WORK TO COMPLETE: Transcribe the full listing below exactly.

DATA EXCERPT:
*-*-*
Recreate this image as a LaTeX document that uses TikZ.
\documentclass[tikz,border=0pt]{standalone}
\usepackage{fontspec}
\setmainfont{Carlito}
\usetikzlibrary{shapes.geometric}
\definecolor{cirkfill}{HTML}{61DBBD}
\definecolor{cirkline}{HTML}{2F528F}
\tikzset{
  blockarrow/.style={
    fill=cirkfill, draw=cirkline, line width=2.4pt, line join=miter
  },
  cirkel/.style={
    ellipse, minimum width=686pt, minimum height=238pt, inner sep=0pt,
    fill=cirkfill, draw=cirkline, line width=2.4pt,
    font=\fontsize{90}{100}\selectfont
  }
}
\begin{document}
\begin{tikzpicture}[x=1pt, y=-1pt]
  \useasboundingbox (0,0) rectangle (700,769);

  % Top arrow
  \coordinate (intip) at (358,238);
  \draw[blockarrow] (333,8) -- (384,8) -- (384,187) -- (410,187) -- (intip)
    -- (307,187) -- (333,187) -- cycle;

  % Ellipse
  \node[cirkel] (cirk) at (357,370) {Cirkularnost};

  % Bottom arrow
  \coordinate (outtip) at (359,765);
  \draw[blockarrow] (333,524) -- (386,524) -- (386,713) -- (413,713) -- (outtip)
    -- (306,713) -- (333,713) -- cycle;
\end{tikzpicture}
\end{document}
*-*-*
ANSWER FOR THIS EXERCISE:
Recreate this image as a LaTeX document that uses TikZ.
\documentclass[tikz,border=0pt]{standalone}
\usepackage{fontspec}
\setmainfont{Carlito}
\usetikzlibrary{shapes.geometric}
\definecolor{cirkfill}{HTML}{61DBBD}
\definecolor{cirkline}{HTML}{2F528F}
\tikzset{
  blockarrow/.style={
    fill=cirkfill, draw=cirkline, line width=2.4pt, line join=miter
  },
  cirkel/.style={
    ellipse, minimum width=686pt, minimum height=238pt, inner sep=0pt,
    fill=cirkfill, draw=cirkline, line width=2.4pt,
    font=\fontsize{90}{100}\selectfont
  }
}
\begin{document}
\begin{tikzpicture}[x=1pt, y=-1pt]
  \useasboundingbox (0,0) rectangle (700,769);

  % Top arrow
  \coordinate (intip) at (358,238);
  \draw[blockarrow] (333,8) -- (384,8) -- (384,187) -- (410,187) -- (intip)
    -- (307,187) -- (333,187) -- cycle;

  % Ellipse
  \node[cirkel] (cirk) at (357,370) {Cirkularnost};

  % Bottom arrow
  \coordinate (outtip) at (359,765);
  \draw[blockarrow] (333,524) -- (386,524) -- (386,713) -- (413,713) -- (outtip)
    -- (306,713) -- (333,713) -- cycle;
\end{tikzpicture}
\end{document}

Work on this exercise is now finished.